NVIDIA claims liquid-cooled Blackwells are 25x more energy efficient, 300x more water efficient – techAU

As the top AI providers scale out their training and inference clusters, it comes with a big, hot problem. Traditional data centres just weren’t built for the kind of heat today’s massive AI models generate, pushing air cooling to its absolute limits.
NVIDIA believes the answer isn’t more fans, but plumbing, turning to liquid cooling for its latest generation of AI hardware. It’s a necessary step as server racks move from handling 20kW to well 135kW, so air-cooled solutions just won’t cut it, unable to shift that much heat efficiently.
One key solution is liquid cooling. By reducing dependence on chillers and enabling more efficient heat rejection, liquid cooling is driving the next generation of high-performance, energy-efficient AI infrastructure.
NVIDIA is betting big on this with its new Blackwell platform systems.

NVIDIA GB200 NVL72 & GB300 NVL72
These are full rack-scale systems, designed from the ground up with liquid cooling to tackle trillion-parameter AI models and demanding reasoning tasks. They promise significant leaps in performance and efficiency compared to older air-cooled setups.
Compared to traditional air cooling, NVIDIA claims the GB200 NVL72 system is a 25x more energy efficiency and an incredible 300x more water efficiency. The newer GB300 NVL72 pushes this further, aiming for 30x energy efficiency gains.
Serious Cost Savings
Cooling can eat up a whopping 40% of a data centre’s power bill. NVIDIA estimates that switching to their liquid-cooled GB200 system could save a large 50MW data centre over A$6 million annually (US$4 million+) just on cooling energy and water costs.
This shift isn’t just about saving money; it’s about enabling scale. The tight integration needed for modern AI, using tech like NVIDIA NVLink for rapid GPU communication, results in power densities (up to 120kW per rack) where air cooling becomes impractical.
Liquid, being almost 1,000 times denser than air, is simply far better at carrying that intense heat away. This allows more power to go to actual computing, rather than just trying to prevent a meltdown.
Industry partners are already jumping on board, developing reference architectures and cooling components specifically for these new NVIDIA systems. Companies like Vertiv, Schneider Electric, CoolIT Systems, and Boyd are rolling out solutions designed to handle the heat load efficiently.

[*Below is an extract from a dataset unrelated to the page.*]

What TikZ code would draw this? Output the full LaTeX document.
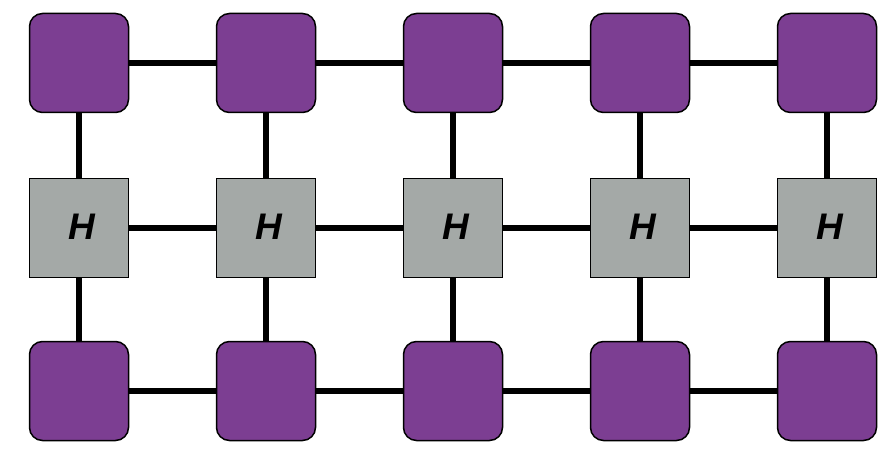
\documentclass[tikz,border=0pt]{standalone}
\usepackage{fontspec}
\setmainfont{Liberation Sans}
\definecolor{pur}{RGB}{124,62,146}
\definecolor{hgray}{RGB}{164,169,167}
\tikzset{
  qbox/.style={draw=black, line width=1.5pt, fill=pur, rounded corners=13pt, minimum width=99pt, minimum height=99pt, inner sep=0pt},
  hbox/.style={draw=black, line width=1.8pt, fill=hgray, minimum width=99pt, minimum height=99pt, inner sep=0pt},
  hlabel/.style={font=\fontsize{37}{37}\selectfont\bfseries\itshape, inner sep=0pt},
  link/.style={line width=6.5pt, black}
}
\begin{document}
\begin{tikzpicture}[x=1pt,y=-1pt]
\useasboundingbox (0,0) rectangle (895,460);
\foreach \i/\x in {1/79,2/266,3/453,4/640,5/827}{
  \node[qbox] (t\i) at (\x,63) {};
  \node[hbox] (h\i) at (\x,228) {};
  \node[hlabel] (l\i) at ([xshift=2.5pt,yshift=1pt]h\i.center) {H};
  \node[qbox] (b\i) at (\x,391) {};
}
\foreach \i in {1,...,5}{
  \draw[link] (t\i) -- (h\i);
  \draw[link] (h\i) -- (b\i);
}
\foreach \i/\j in {1/2,2/3,3/4,4/5}{
  \draw[link] (t\i) -- (t\j);
  \draw[link] (h\i) -- (h\j);
  \draw[link] (b\i) -- (b\j);
}
\end{tikzpicture}
\end{document}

Even cloud giants like AWS are collaborating on next-gen liquid cooling, reporting significant compute power increases while cutting energy use. It seems clear that cooling is becoming as crucial as the silicon itself for the future of AI.
While specific Australian availability and pricing for the NVIDIA GB200 NVL72 and GB300 NVL72 systems haven’t been detailed yet, expect them to arrive via NVIDIA’s usual enterprise partners and system integrators.
This technology represents a fundamental shift in how high-performance data centres will be built and operated.